Description of problem:
ifup-post tries to punch the nameservers through the iptables firewall, but it
only opens ports 1025:65535 (that is, it does *not* open port 1024 for dns
inquiries). When the ntpd startup script runs at boot time, it tries to find
the ip address of each server listed in /etc/ntp.conf, and the dns inquiries
generated go out through port 1024, and so the dns replies are blocked by
iptables (at least this is true if iptables was configured with high security,
in which case it discards all udp packets unless some other script opens up a
udp port). I determined this by running tcpdump on my gateway machine.

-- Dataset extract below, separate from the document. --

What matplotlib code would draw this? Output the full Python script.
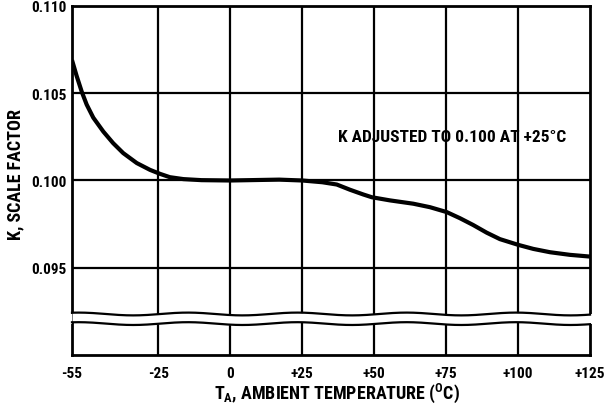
import numpy as np
import matplotlib
matplotlib.use("Agg")
import matplotlib.pyplot as plt

# K scale factor vs ambient temperature
temp_c = [-55, -53.4, -51.6, -49.9, -47.6, -44.1, -40.7, -37.2, -32.5, -27.9,
          -24.4, -21.0, -16.3, -10, 0, 10, 17, 25, 32, 37, 41.6, 46.2, 49.2,
          55.5, 63.6, 69.4, 75.2, 79.8, 84.4, 89.1, 93.7, 100.1, 105.3, 111.1,
          118.0, 125]
k_factor = [0.10690, 0.10600, 0.10508, 0.10435, 0.10360, 0.10280, 0.10214,
            0.10157, 0.10100, 0.10061, 0.10038, 0.10019, 0.10008, 0.10002,
            0.10000, 0.10003, 0.10005, 0.10000, 0.09990, 0.09977, 0.09947,
            0.09920, 0.09904, 0.09886, 0.09867, 0.09847, 0.09819, 0.09784,
            0.09745, 0.09701, 0.09664, 0.09631, 0.09608, 0.09589, 0.09574,
            0.09564]

x_ticks = [-55, -25, 0, 25, 50, 75, 100, 125]
x_tick_labels = ["-55", "-25", "0", "+25", "+50", "+75", "+100", "+125"]
y_ticks = [0.095, 0.100, 0.105, 0.110]
y_tick_labels = ["0.095", "0.100", "0.105", "0.110"]

FONT = ["Roboto Condensed", "DejaVu Sans"]
plt.rcParams["font.family"] = FONT
plt.rcParams["font.weight"] = "bold"
plt.rcParams["mathtext.fontset"] = "custom"
plt.rcParams["mathtext.rm"] = "Roboto Condensed:bold"
plt.rcParams["mathtext.bf"] = "Roboto Condensed:bold"

fig = plt.figure(figsize=(6.11, 4.10), dpi=100)
ax = fig.add_axes([72 / 611, 1 - 356 / 410, 518 / 611, 349 / 410])

ax.set_xlim(-55, 125)
ax.set_ylim(0.0900, 0.1100)

# grid
for xv in x_ticks[1:-1]:
    ax.axvline(xv, color="black", lw=1.6, zorder=1)
for yv in y_ticks[:-1]:
    ax.axhline(yv, color="black", lw=1.6, zorder=1)

for s in ax.spines.values():
    s.set_linewidth(2.0)

ax.set_xticks(x_ticks)
ax.set_xticklabels(x_tick_labels)
ax.set_yticks(y_ticks)
ax.set_yticklabels(y_tick_labels)
ax.tick_params(length=0, labelsize=11, pad=4)
ax.tick_params(axis="x", pad=8)
for lab in ax.get_xticklabels() + ax.get_yticklabels():
    lab.set_fontweight("bold")

# curve
ax.plot(temp_c, k_factor, color="black", lw=3.0, solid_joinstyle="round",
        solid_capstyle="butt", zorder=4)

# axis break: white band between two wavy lines
xb = np.linspace(-55, 125, 400)
wave = 0.00008 * np.sin((xb + 55) / 38.0 * 2 * np.pi + 1.2)
upper = 0.09235 + wave
lower = 0.09180 + wave
ax.fill_between(xb, lower, upper, color="white", zorder=3, clip_on=False,
                lw=0)
ax.fill_between([-56.5, -55], [0.09180, 0.09180], [0.09235, 0.09235],
                color="white", zorder=3, clip_on=False, lw=0)
ax.fill_between([125, 126.5], [0.09180, 0.09180], [0.09235, 0.09235],
                color="white", zorder=3, clip_on=False, lw=0)
ax.plot(xb, upper, color="black", lw=1.6, zorder=3.5, clip_on=False)
ax.plot(xb, lower, color="black", lw=1.6, zorder=3.5, clip_on=False)

ax.text(77, 0.10251, "K ADJUSTED TO 0.100 AT +25°C", ha="center",
        va="center", fontsize=12.5, fontweight="bold", zorder=5)

fig.text(337 / 611, 1 - 393 / 410,
         r"T$_{\mathbf{A}}$, AMBIENT TEMPERATURE ($^{\mathbf{O}}$C)",
         ha="center", va="center", fontsize=13, fontweight="bold")
fig.text(15 / 611, 1 - 175 / 410, "K, SCALE FACTOR", rotation=90,
         ha="center", va="center", fontsize=13, fontweight="bold")

fig.savefig("out.png", dpi=100, facecolor="white")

If I rerun the ntp startup script *after* the machine is up and running, the dns
inquiries go out on ports higher than 1024 (usually 1026 or 1027), and so
there's no problem. However, when the ntp startup script runs at boot time, its
dns lookups consistently use port 1024, and so the dns replies are blocked.
Version-Release number of selected component (if applicable):
Happens every time that the ntp startup script runs at boot time. When the ntp
startup script is run after the machine is fully booted, it uses ports for dns
inquiries and there are no problems.
Steps to Reproduce:
1. Install iptables with high security (so that all incoming udp packets are
2. Configure ntp to use several servers specified by name, rather than by IP
address, so that dns lookups will be required when ntp is started up so that the
time servers can be punched through the firewall.
3.Have some coffee, and maybe a doughnut (chocolate honey dipped are nice).
The ntp startup script, at boot times, fails in its attempts to punch the
timeservers through the firewall.
The ntp startup script should punch the timeservers through the firewall at boot
This will be solved with redhat-config-securitylevel-1.2.x.